-- START OF GIVEN INFORMATION --

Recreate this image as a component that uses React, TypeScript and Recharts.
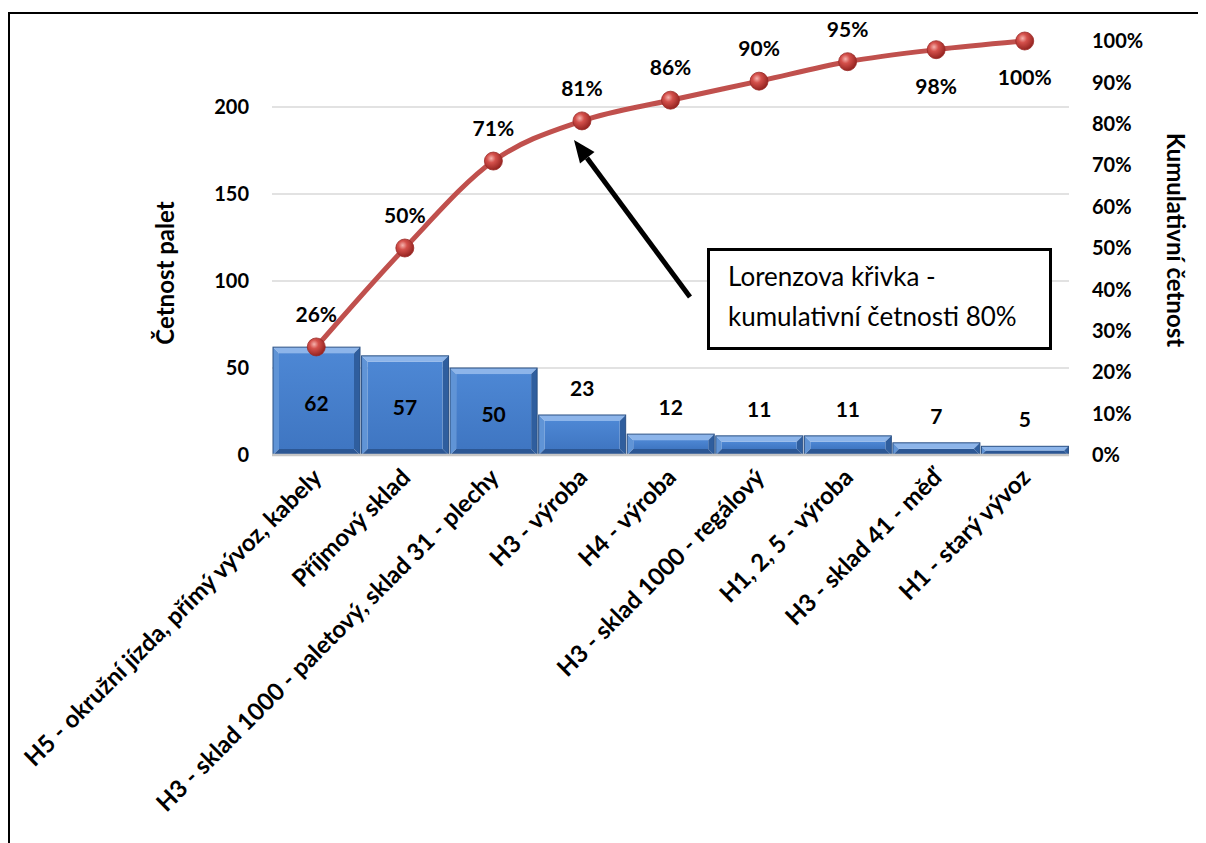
import { Bar, CartesianGrid, ComposedChart, LabelList, Line, XAxis, YAxis } from "recharts"

const categories = [
  "H5 - okružní jízda, přímý vývoz, kabely",
  "Příjmový sklad",
  "H3 - sklad 1000 - paletový, sklad 31 - plechy",
  "H3 - výroba",
  "H4 - výroba",
  "H3 - sklad 1000 - regálový",
  "H1, 2, 5 - výroba",
  "H3 - sklad 41 - měď",
  "H1 - starý vývoz",
]
const counts = [62, 57, 50, 23, 12, 11, 11, 7, 5]
const cumulativePct = [26.1, 50.0, 71.0, 80.7, 85.7, 90.3, 95.0, 97.9, 100]
const leftTicks = [0, 50, 100, 150, 200]
const rightTicks = [0, 10, 20, 30, 40, 50, 60, 70, 80, 90, 100]
const countMax = 238

const data = categories.map((name, i) => ({
  name,
  count: counts[i],
  cum: cumulativePct[i],
}))

const FONT = "Lato, 'Open Sans', sans-serif"

function BevelBar(props: any) {
  const { x, y, width: w, height: h } = props
  if (!h || h <= 0) return null
  const b = Math.min(6, h / 2, w / 2)
  return (
    <g>
      <polygon points={`${x},${y} ${x + w},${y} ${x + w - b},${y + b} ${x + b},${y + b}`} fill="#8db5ea" />
      <polygon points={`${x},${y} ${x + b},${y + b} ${x + b},${y + h - b} ${x},${y + h}`} fill="#6094d6" />
      <polygon points={`${x + w},${y} ${x + w},${y + h} ${x + w - b},${y + h - b} ${x + w - b},${y + b}`} fill="#2f5e9e" />
      <polygon points={`${x},${y + h} ${x + b},${y + h - b} ${x + w - b},${y + h - b} ${x + w},${y + h}`} fill="#2c5794" />
      <rect x={x + b} y={y + b} width={Math.max(0, w - 2 * b)} height={Math.max(0, h - 2 * b)} fill="url(#barFace)" />
      <rect x={x} y={y} width={w} height={h} fill="none" stroke="#2a5084" strokeWidth={1} />
    </g>
  )
}

function BarValue(props: any) {
  const { x, y, width, height, value, index } = props
  const cx = x + width / 2
  const ty = index < 3 ? y + height / 2 + 10 : y - 19
  return (
    <text x={cx} y={ty} textAnchor="middle" fontFamily={FONT} fontWeight={700} fontSize={21} fill="#000">
      {value}
    </text>
  )
}

function CumValue(props: any) {
  const { x, y, value, index } = props
  const below = index >= 7
  const ty = below ? y + 44 : y - 25
  return (
    <text x={x} y={ty} textAnchor="middle" fontFamily={FONT} fontWeight={700} fontSize={21} fill="#000">
      {Math.round(value)}%
    </text>
  )
}

function RedDot(props: any) {
  const { cx, cy } = props
  if (cx == null || cy == null) return null
  return <circle cx={cx} cy={cy} r={9} fill="url(#dotGrad)" stroke="#9b2a27" strokeWidth={0.8} />
}

function CategoryTick(props: any) {
  const { x, y, payload } = props
  return (
    <g transform={`translate(${x + 7},${y + 24})`}>
      <text transform="rotate(-45)" textAnchor="end" fontFamily={FONT} fontWeight={700} fontSize={24} fill="#000">
        {payload.value}
      </text>
    </g>
  )
}

export default function App() {
  const tickStyle = { fontFamily: FONT, fontWeight: 700, fontSize: 20, fill: "#000" }
  return (
    <div style={{ position: "relative", width: 1198, height: 835, background: "#fff" }}>
      <div style={{ position: "absolute", left: 0, top: 4, width: 1198, height: 831, borderLeft: "2px solid #000", borderTop: "2px solid #000" }} />
      <ComposedChart
        width={1198}
        height={835}
        data={data}
        margin={{ top: 33, right: 57, bottom: 8, left: 0 }}
        barCategoryGap={1}
        style={{ position: "absolute", left: 0, top: 0 }}
      >
        <defs>
          <linearGradient id="barFace" x1="0" y1="0" x2="0" y2="1">
            <stop offset="0%" stopColor="#4d87d4" />
            <stop offset="100%" stopColor="#3f76c2" />
          </linearGradient>
          <radialGradient id="dotGrad" cx="38%" cy="35%" r="70%">
            <stop offset="0%" stopColor="#f6b3ae" />
            <stop offset="35%" stopColor="#d4504b" />
            <stop offset="100%" stopColor="#8e1f1c" />
          </radialGradient>
        </defs>
        <CartesianGrid
          yAxisId="left"
          vertical={false}
          horizontal
          horizontalValues={leftTicks}
          stroke="#d9d9d9"
          strokeWidth={1.5}
        />
        <XAxis
          dataKey="name"
          interval={0}
          height={380}
          tickSize={0}
          tickMargin={0}
          tick={<CategoryTick />}
          axisLine={{ stroke: "#c6c6c6", strokeWidth: 2.5 }}
          tickLine={false}
        />
        <YAxis
          yAxisId="left"
          width={264}
          domain={[0, countMax]}
          ticks={leftTicks}
          allowDataOverflow
          axisLine={false}
          tickLine={false}
          tickMargin={17}
          tick={tickStyle}
        />
        <YAxis
          yAxisId="right"
          orientation="right"
          width={80}
          domain={[0, 100]}
          ticks={rightTicks}
          axisLine={false}
          tickLine={false}
          tickMargin={17}
          tickFormatter={(v: number) => `${v}%`}
          tick={tickStyle}
        />
        <Bar yAxisId="left" dataKey="count" shape={<BevelBar />} isAnimationActive={false}>
          <LabelList dataKey="count" content={<BarValue />} />
        </Bar>
        <Line
          yAxisId="right"
          type="monotone"
          dataKey="cum"
          stroke="#c0504d"
          strokeWidth={5}
          dot={<RedDot />}
          activeDot={false}
          isAnimationActive={false}
        >
          <LabelList dataKey="cum" content={<CumValue />} />
        </Line>
      </ComposedChart>
      <svg width={1198} height={835} style={{ position: "absolute", left: 0, top: 0, pointerEvents: "none" }}>
        <text
          x={156}
          y={265}
          transform="rotate(-90,156,265)"
          textAnchor="middle"
          dominantBaseline="central"
          fontFamily={FONT}
          fontWeight={700}
          fontSize={24}
          fill="#000"
        >
          Četnost palet
        </text>
        <text
          x={1168}
          y={232}
          transform="rotate(90,1168,232)"
          textAnchor="middle"
          dominantBaseline="central"
          fontFamily={FONT}
          fontWeight={700}
          fontSize={24}
          fill="#000"
        >
          Kumulativní četnost
        </text>
        <line x1={682} y1={289} x2={579} y2={150} stroke="#000" strokeWidth={5} />
        <polygon points="566,132 586.5,144 572,155.5" fill="#000" />
      </svg>
      <div
        style={{
          position: "absolute",
          left: 699,
          top: 240,
          width: 345,
          height: 102,
          border: "3px solid #000",
          background: "#fff",
          fontFamily: FONT,
          fontSize: 26,
          lineHeight: "40px",
          paddingLeft: 18,
          paddingTop: 5,
          boxSizing: "border-box",
          color: "#000",
          whiteSpace: "nowrap",
        }}
      >
        Lorenzova křivka -<br />
        kumulativní četnosti 80%
      </div>
    </div>
  )
}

-- END OF GIVEN INFORMATION --

#### WHAT TO DO:
Look at the listing and set down only the lines from its start through the line with "Line, XAxis, YAxis", word for word and without pictures.

#### WRITTEN SOLUTION:
Recreate this image as a component that uses React, TypeScript and Recharts.
import { Bar, CartesianGrid, ComposedChart, LabelList, Line, XAxis, YAxis } from "recharts"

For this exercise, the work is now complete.